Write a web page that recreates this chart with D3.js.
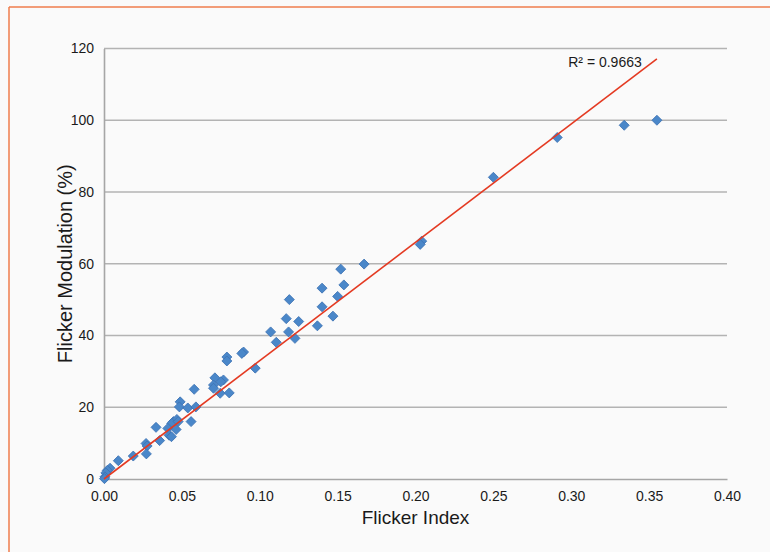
<!DOCTYPE html>
<html>
<head>
<meta charset="utf-8">
<script src="https://cdn.jsdelivr.net/npm/d3@7"></script>
<style>
  html, body { margin: 0; padding: 0; background: #fafafa; }
  svg { display: block; }
  text { font-family: "Liberation Sans", Arial, Helvetica, sans-serif; fill: #1a1a1a; }
</style>
</head>
<body>
<svg id="chart" width="770" height="552"></svg>
<script>
// ---- data ----
const flickerIndex = [
  0.355, 0.334, 0.291, 0.250, 0.204, 0.203, 0.167, 0.152, 0.154, 0.140,
  0.150, 0.119, 0.140, 0.147, 0.117, 0.125, 0.137, 0.107, 0.1185, 0.1226,
  0.1106, 0.0896, 0.0885, 0.0789, 0.0789, 0.0971, 0.0712, 0.0767, 0.0750, 0.0703,
  0.0703, 0.0746, 0.0804, 0.0579, 0.0489, 0.0484, 0.0538, 0.0590, 0.0559, 0.0446,
  0.0468, 0.0435, 0.0334, 0.0410, 0.0463, 0.0418, 0.0433, 0.0357, 0.0270, 0.0277,
  0.0272, 0.0188, 0.0092, 0.0039, 0.0021, 0.0012, 0.0006, 0.0003, 0.0476
];
const flickerModulation = [
  100.0, 98.6, 95.2, 84.1, 66.3, 65.4, 59.9, 58.5, 54.1, 53.2,
  50.9, 50.0, 48.0, 45.4, 44.7, 43.9, 42.7, 41.0, 41.0, 39.2,
  38.1, 35.4, 35.0, 34.0, 32.9, 30.9, 28.2, 27.6, 27.1, 26.2,
  25.3, 23.9, 24.0, 25.0, 21.5, 20.1, 19.8, 20.1, 16.0, 16.0,
  16.6, 15.5, 14.4, 14.1, 13.8, 12.2, 11.8, 10.7, 9.9, 9.2,
  7.0, 6.4, 5.1, 3.0, 2.4, 1.7, 0.6, 0.1, 16.0
];
const trendX = [0, 0.355];
const trendY = [0, 117.1];
const xTicks = [0, 0.05, 0.10, 0.15, 0.20, 0.25, 0.30, 0.35, 0.40];
const yTicks = [0, 20, 40, 60, 80, 100, 120];
const rSquaredLabel = "R² = 0.9663";
const xTitle = "Flicker Index";
const yTitle = "Flicker Modulation (%)";

// ---- drawing ----
(function () {
const svg = d3.select("#chart");
const W = 770, H = 552;
const mLeft = 104, mRight = 727, mTop = 48.5, mBottom = 479;

svg.append("rect").attr("width", W).attr("height", H).attr("fill", "#fafafa");
// orange frame (top + left)
svg.append("line").attr("x1", 9).attr("x2", W).attr("y1", 7).attr("y2", 7)
  .attr("stroke", "#ef7d4c").attr("stroke-width", 1.5);
svg.append("line").attr("x1", 9).attr("x2", 9).attr("y1", 7).attr("y2", H)
  .attr("stroke", "#ef7d4c").attr("stroke-width", 1.5);

const x = d3.scaleLinear().domain([0, 0.40]).range([mLeft, mRight]);
const y = d3.scaleLinear().domain([0, 120]).range([mBottom, mTop]);

// gridlines
svg.append("g").selectAll("line").data(yTicks.filter(d => d > 0)).join("line")
  .attr("x1", mLeft).attr("x2", mRight)
  .attr("y1", d => y(d)).attr("y2", d => y(d))
  .attr("stroke", "#b3b3b3").attr("stroke-width", 1.6);

// axes
const xAxis = svg.append("g").attr("transform", `translate(0,${mBottom})`)
  .call(d3.axisBottom(x).tickValues(xTicks).tickFormat(d3.format(".2f")).tickSize(0).tickPadding(12));
const yAxis = svg.append("g").attr("transform", `translate(${mLeft},0)`)
  .call(d3.axisLeft(y).tickValues(yTicks).tickFormat(d3.format("d")).tickSize(0).tickPadding(10));
[xAxis, yAxis].forEach(a => {
  a.select(".domain").attr("stroke", "#a6a6a6").attr("stroke-width", 1.6);
  a.selectAll("text").attr("font-size", 14).attr("fill", "#1a1a1a")
    .attr("font-family", '"Liberation Sans", Arial, sans-serif');
});

// points
const pts = flickerIndex.map((v, i) => ({ x: v, y: flickerModulation[i] }));
const diamond = d3.symbol().type(d3.symbolSquare).size(50);
svg.append("g").selectAll("path").data(pts).join("path")
  .attr("d", diamond)
  .attr("transform", d => `translate(${x(d.x)},${y(d.y)}) rotate(45)`)
  .attr("fill", "#4a87c9").attr("stroke", "#3d72b3").attr("stroke-width", 0.8);

// trend line
svg.append("line")
  .attr("x1", x(trendX[0])).attr("y1", y(trendY[0]))
  .attr("x2", x(trendX[1])).attr("y2", y(trendY[1]))
  .attr("stroke", "#e43a22").attr("stroke-width", 1.6);

// R² label
svg.append("text").attr("x", 605).attr("y", 66.5).attr("text-anchor", "middle")
  .attr("font-size", 14).text(rSquaredLabel);

// titles
svg.append("text").attr("x", (mLeft + mRight) / 2).attr("y", 524).attr("text-anchor", "middle")
  .attr("font-size", 19).text(xTitle);
svg.append("text").attr("transform", `translate(72,${(mTop + mBottom) / 2}) rotate(-90)`)
  .attr("text-anchor", "middle").attr("font-size", 20).text(yTitle);
})();
</script>
</body>
</html>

_ _ _

Write out the material above again, word for word, minus its pictures.

Write a web page that recreates this chart with D3.js.
<!DOCTYPE html>
<html>
<head>
<meta charset="utf-8">
<script src="https://cdn.jsdelivr.net/npm/d3@7"></script>
<style>
  html, body { margin: 0; padding: 0; background: #fafafa; }
  svg { display: block; }
  text { font-family: "Liberation Sans", Arial, Helvetica, sans-serif; fill: #1a1a1a; }
</style>
</head>
<body>
<svg id="chart" width="770" height="552"></svg>
<script>
// ---- data ----
const flickerIndex = [
  0.355, 0.334, 0.291, 0.250, 0.204, 0.203, 0.167, 0.152, 0.154, 0.140,
  0.150, 0.119, 0.140, 0.147, 0.117, 0.125, 0.137, 0.107, 0.1185, 0.1226,
  0.1106, 0.0896, 0.0885, 0.0789, 0.0789, 0.0971, 0.0712, 0.0767, 0.0750, 0.0703,
  0.0703, 0.0746, 0.0804, 0.0579, 0.0489, 0.0484, 0.0538, 0.0590, 0.0559, 0.0446,
  0.0468, 0.0435, 0.0334, 0.0410, 0.0463, 0.0418, 0.0433, 0.0357, 0.0270, 0.0277,
  0.0272, 0.0188, 0.0092, 0.0039, 0.0021, 0.0012, 0.0006, 0.0003, 0.0476
];
const flickerModulation = [
  100.0, 98.6, 95.2, 84.1, 66.3, 65.4, 59.9, 58.5, 54.1, 53.2,
  50.9, 50.0, 48.0, 45.4, 44.7, 43.9, 42.7, 41.0, 41.0, 39.2,
  38.1, 35.4, 35.0, 34.0, 32.9, 30.9, 28.2, 27.6, 27.1, 26.2,
  25.3, 23.9, 24.0, 25.0, 21.5, 20.1, 19.8, 20.1, 16.0, 16.0,
  16.6, 15.5, 14.4, 14.1, 13.8, 12.2, 11.8, 10.7, 9.9, 9.2,
  7.0, 6.4, 5.1, 3.0, 2.4, 1.7, 0.6, 0.1, 16.0
];
const trendX = [0, 0.355];
const trendY = [0, 117.1];
const xTicks = [0, 0.05, 0.10, 0.15, 0.20, 0.25, 0.30, 0.35, 0.40];
const yTicks = [0, 20, 40, 60, 80, 100, 120];
const rSquaredLabel = "R² = 0.9663";
const xTitle = "Flicker Index";
const yTitle = "Flicker Modulation (%)";

// ---- drawing ----
(function () {
const svg = d3.select("#chart");
const W = 770, H = 552;
const mLeft = 104, mRight = 727, mTop = 48.5, mBottom = 479;

svg.append("rect").attr("width", W).attr("height", H).attr("fill", "#fafafa");
// orange frame (top + left)
svg.append("line").attr("x1", 9).attr("x2", W).attr("y1", 7).attr("y2", 7)
  .attr("stroke", "#ef7d4c").attr("stroke-width", 1.5);
svg.append("line").attr("x1", 9).attr("x2", 9).attr("y1", 7).attr("y2", H)
  .attr("stroke", "#ef7d4c").attr("stroke-width", 1.5);

const x = d3.scaleLinear().domain([0, 0.40]).range([mLeft, mRight]);
const y = d3.scaleLinear().domain([0, 120]).range([mBottom, mTop]);

// gridlines
svg.append("g").selectAll("line").data(yTicks.filter(d => d > 0)).join("line")
  .attr("x1", mLeft).attr("x2", mRight)
  .attr("y1", d => y(d)).attr("y2", d => y(d))
  .attr("stroke", "#b3b3b3").attr("stroke-width", 1.6);

// axes
const xAxis = svg.append("g").attr("transform", `translate(0,${mBottom})`)
  .call(d3.axisBottom(x).tickValues(xTicks).tickFormat(d3.format(".2f")).tickSize(0).tickPadding(12));
const yAxis = svg.append("g").attr("transform", `translate(${mLeft},0)`)
  .call(d3.axisLeft(y).tickValues(yTicks).tickFormat(d3.format("d")).tickSize(0).tickPadding(10));
[xAxis, yAxis].forEach(a => {
  a.select(".domain").attr("stroke", "#a6a6a6").attr("stroke-width", 1.6);
  a.selectAll("text").attr("font-size", 14).attr("fill", "#1a1a1a")
    .attr("font-family", '"Liberation Sans", Arial, sans-serif');
});

// points
const pts = flickerIndex.map((v, i) => ({ x: v, y: flickerModulation[i] }));
const diamond = d3.symbol().type(d3.symbolSquare).size(50);
svg.append("g").selectAll("path").data(pts).join("path")
  .attr("d", diamond)
  .attr("transform", d => `translate(${x(d.x)},${y(d.y)}) rotate(45)`)
  .attr("fill", "#4a87c9").attr("stroke", "#3d72b3").attr("stroke-width", 0.8);

// trend line
svg.append("line")
  .attr("x1", x(trendX[0])).attr("y1", y(trendY[0]))
  .attr("x2", x(trendX[1])).attr("y2", y(trendY[1]))
  .attr("stroke", "#e43a22").attr("stroke-width", 1.6);

// R² label
svg.append("text").attr("x", 605).attr("y", 66.5).attr("text-anchor", "middle")
  .attr("font-size", 14).text(rSquaredLabel);

// titles
svg.append("text").attr("x", (mLeft + mRight) / 2).attr("y", 524).attr("text-anchor", "middle")
  .attr("font-size", 19).text(xTitle);
svg.append("text").attr("transform", `translate(72,${(mTop + mBottom) / 2}) rotate(-90)`)
  .attr("text-anchor", "middle").attr("font-size", 20).text(yTitle);
})();
</script>
</body>
</html>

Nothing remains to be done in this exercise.